Ya al atardecer nos recogió un barco para, surcando el Gran Canal –¿qué decía de un cuento de hadas, herr Mann?– depositarnos en la entrada del Museo Peggy Guggenheim. Allí, copa de Roederer en mano, dimos un repaso a la colección de nuestra mecenas favorita (todo en orden, Klee, Kandkinsky, Ernst, Duchamp, Pollock) y después escuchamos los resultados de la subasta online de las botellas intervenidas por Neshat que leyó ceremoniosamente un empleado de Sotheby’s traído hasta allí solo para cumplir con ese cometido. Nueve imperiales (botellas de 6 litros) y un salmanazar (9 litros) se adjudicaron por un total de 312.000 dólares (unos 283.000 euros), importe que superó de largo lo conseguido el año pasado por las obras de Kentridge.
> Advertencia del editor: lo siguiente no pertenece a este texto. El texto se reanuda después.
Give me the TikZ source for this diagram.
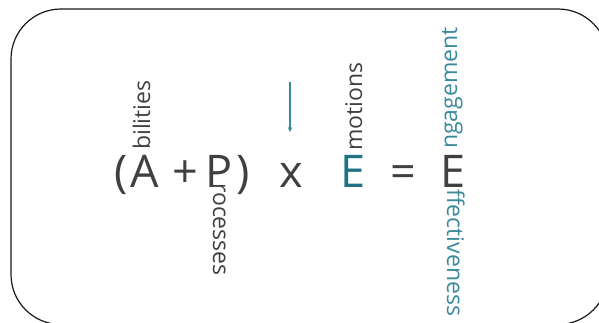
\documentclass[tikz,border=0pt]{standalone}
\usepackage{fontspec}
\setmainfont{Open Sans}
\usetikzlibrary{arrows.meta}
\definecolor{inkgray}{HTML}{404040}
\definecolor{tealdark}{HTML}{1F7384}
\definecolor{teallight}{HTML}{3A8A9C}

\begin{document}
\begin{tikzpicture}[x=1pt,y=1pt,big/.style={text=inkgray,inner sep=0pt,anchor=base,font=\fontsize{45}{45}\selectfont},small/.style={text=inkgray,inner sep=0pt,anchor=base west,font=\fontsize{23}{23}\selectfont},frame/.style={draw=black!90,line width=1.2pt,rounded corners=50pt},arrow/.style={draw=teallight,line width=1.1pt,-{Stealth[length=5pt,width=4.5pt]}}]
\useasboundingbox (0,0) rectangle (599,322);
\draw[frame] (11,-2.5) rectangle (608,313);
% the formula
\node[big] (lpar) at (121,135) {(};
\node[big] (abil) at (145,135) {A};
\node[big] (plus) at (185,135) {+};
\node[big] (proc) at (219,135) {P};
\node[big] (rpar) at (243,135) {)};
\node[big] (times) at (291,135) {x};
\node[big, text=tealdark] (emot) at (353,135) {E};
\node[big] (equals) at (403,135) {=};
\node[big] (eff) at (453,135) {E};
% the rest of each word
\node[small, rotate=90] (bilities) at (150,172) {bilities};
\node[small, rotate=-90] (rocesses) at (213,139) {rocesses};
\node[small, rotate=90] (motions) at (362,171) {motions};
\node[small, rotate=90, text=teallight] (engage) at (457,173) {ngagement};
\node[small, rotate=-90, text=teallight] (effect) at (447,133) {ffectiveness};
% pointer above the x
\coordinate (arrtop) at (290,240);
\coordinate (arrtip) at (290,190);
\draw[arrow] (arrtop) -- (arrtip);
\end{tikzpicture}
\end{document}
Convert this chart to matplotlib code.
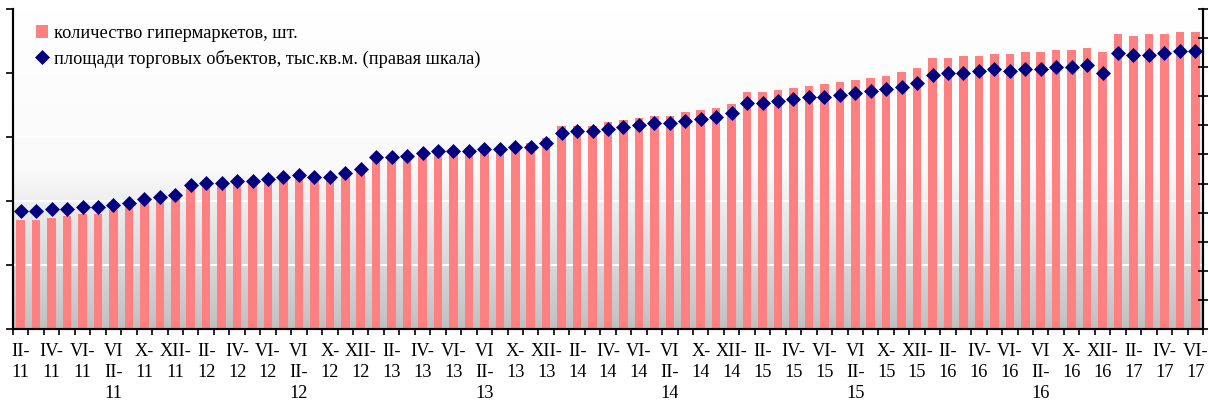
import numpy as np
import matplotlib
matplotlib.use('Agg')
import matplotlib.pyplot as plt
from matplotlib.colors import LinearSegmentedColormap

# monthly data, II-2011 ... VI-2017
hypermarkets = [170, 170, 173, 177, 180, 180, 186, 192, 197, 202,
                205, 222, 225, 225, 228, 228, 233, 236, 238, 234,
                234, 241, 247, 267, 267, 269, 272, 277, 277, 277,
                281, 283, 286, 291, 298, 317, 317, 317, 323, 327,
                330, 333, 333, 339, 342, 345, 352, 370, 370, 373,
                377, 380, 383, 386, 389, 392, 395, 402, 408, 423,
                423, 427, 427, 430, 430, 433, 433, 436, 436, 439,
                433, 461, 458, 461, 461, 464, 464]
area = [811, 811, 825, 825, 839, 839, 853, 866, 894, 908,
        921, 990, 1004, 1004, 1018, 1018, 1031, 1045, 1059, 1045,
        1045, 1073, 1100, 1183, 1183, 1191, 1212, 1226, 1226, 1226,
        1240, 1240, 1253, 1253, 1281, 1350, 1363, 1363, 1375, 1389,
        1405, 1418, 1418, 1432, 1446, 1460, 1487, 1556, 1556, 1570,
        1581, 1595, 1595, 1609, 1625, 1638, 1652, 1666, 1693, 1748,
        1762, 1762, 1774, 1788, 1774, 1788, 1788, 1801, 1801, 1815,
        1762, 1900, 1886, 1886, 1900, 1911, 1911]

tick_labels = ['II-\n11', 'IV-\n11', 'VI-\n11', 'VI\nII-\n11', 'X-\n11', 'XII-\n11',
               'II-\n12', 'IV-\n12', 'VI-\n12', 'VI\nII-\n12', 'X-\n12', 'XII-\n12',
               'II-\n13', 'IV-\n13', 'VI-\n13', 'VI\nII-\n13', 'X-\n13', 'XII-\n13',
               'II-\n14', 'IV-\n14', 'VI-\n14', 'VI\nII-\n14', 'X-\n14', 'XII-\n14',
               'II-\n15', 'IV-\n15', 'VI-\n15', 'VI\nII-\n15', 'X-\n15', 'XII-\n15',
               'II-\n16', 'IV-\n16', 'VI-\n16', 'VI\nII-\n16', 'X-\n16', 'XII-\n16',
               'II-\n17', 'IV-\n17', 'VI-\n17']

label_bars = 'количество гипермаркетов, шт.'
label_area = 'площади торговых объектов, тыс.кв.м. (правая шкала)'

plt.rcParams['font.family'] = ['Liberation Serif', 'DejaVu Serif']

fig = plt.figure(figsize=(12.08, 4.03), dpi=100)
ax = fig.add_axes([13 / 1208, 74 / 403, 1190 / 1208, 320 / 403])

x = np.arange(len(hypermarkets))
n = len(hypermarkets)

# gradient background
bg = LinearSegmentedColormap.from_list('bg', ['#ffffff', '#fafafa', '#c0c0c0'])
ax.imshow(np.linspace(0, 1, 256).reshape(-1, 1), cmap=bg, aspect='auto',
          extent=[-0.5, n - 0.5, 0, 500], origin='upper', zorder=0)

bars = ax.bar(x, hypermarkets, width=0.55, color='#ff8080', zorder=2)
ax.set_xlim(-0.5, n - 0.5)
ax.set_ylim(0, 500)
ax.set_yticks(np.arange(0, 501, 100))
ax.set_yticklabels([])
ax.yaxis.grid(True, color='white', linewidth=1.5)
ax.tick_params(axis='y', direction='out', length=5, width=1.2)

ax.set_xticks(np.arange(-0.5, n, 1))
ax.set_xticklabels([])
ax.tick_params(axis='x', which='major', direction='out', length=4, width=1.2)
ax.set_xticks(x[::2], minor=True)
ax.set_xticklabels(tick_labels, minor=True, fontsize=13.2, linespacing=1.32)
ax.tick_params(axis='x', which='minor', length=0, pad=10)

ax2 = ax.twinx()
line, = ax2.plot(x, area, 'D', color='#000080', markersize=7.3, markeredgewidth=0.5, zorder=3)
ax2.set_ylim(0, 2200)
ax2.set_yticks(np.arange(0, 2201, 200))
ax2.set_yticklabels([])
ax2.tick_params(axis='y', direction='inout', length=7, width=1.2)

for a in (ax, ax2):
    a.spines['top'].set_visible(False)
    a.spines['bottom'].set_linewidth(1.5)
    a.spines['left'].set_linewidth(1.5)
    a.spines['right'].set_linewidth(1.5)

ax2.legend([bars, line], [label_bars, label_area], loc='upper left',
           bbox_to_anchor=(36 / 1208, 1 - 25 / 403), bbox_transform=fig.transFigure,
           frameon=False, fontsize=13.2, handlelength=0.65, handleheight=0.65,
           handletextpad=0.35, labelspacing=0.42, borderpad=0, borderaxespad=0)

plt.savefig('out.png', dpi=100)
Le pregunté a Richard Armstrong, director de la Fundación Guggenheim, por el destino de estos fondos, y él me explicó que todo irá al programa Mind’s Eye, desarrollado por su departamento de educación para mejorar el acceso al arte de los discapacitados visuales. Él mismo se siente particularmente sensibilizado con la cuestión, ya que su madre perdió la visión en sus últimos años de vida y actualmente su padre sufre el mismo problema. ”Después de aplicar el programa en los museos de Venecia y Nueva York, queremos hacerlo también en el de Bilbao”, me informó. Cuando le dije que yo nací precisamente de la ciudad cantábrica se le iluminó el rostro: “¡Igual que mi jefe!”. Por supuesto era una broma –en realidad Juan Ignacio Vidarte, director del Guggenheim Bilbao y máximo responsable de Estrategia Global de la Fundación, depende directamente de él–, y además de un estilo bastante bilbaíno para alguien nacido en Kansas City, Missouri. Todo se pega, dicen.Por cierto, allí mismo pudimos admirar las botellas etiquetadas por Neshat con una secuencia de manos femeninas abriéndose para revelar un poema escrito en caligrafía árabe, de las que además se comercializará una serie limitada con la firma de la artista.
La fiesta prosiguió en la terraza del museo, con su cóctel, su orquesta, sus vinos de Ornellaia y su impagable vista de la fachada del palazzo Corner della Regina iluminado. Y sus Shirin Neshat y Ferdinando Frescobaldi, uno de los binomios mecenas–artista más carismáticos desde los tiempos de, precisamente, Peggy Guggenheim y Jackson Pollock.
Truman Capote escribió que ir a Venecia es como comerse una caja de bombones de licor de una sentada. Debo decir que a mí el atracón me sentó de maravilla.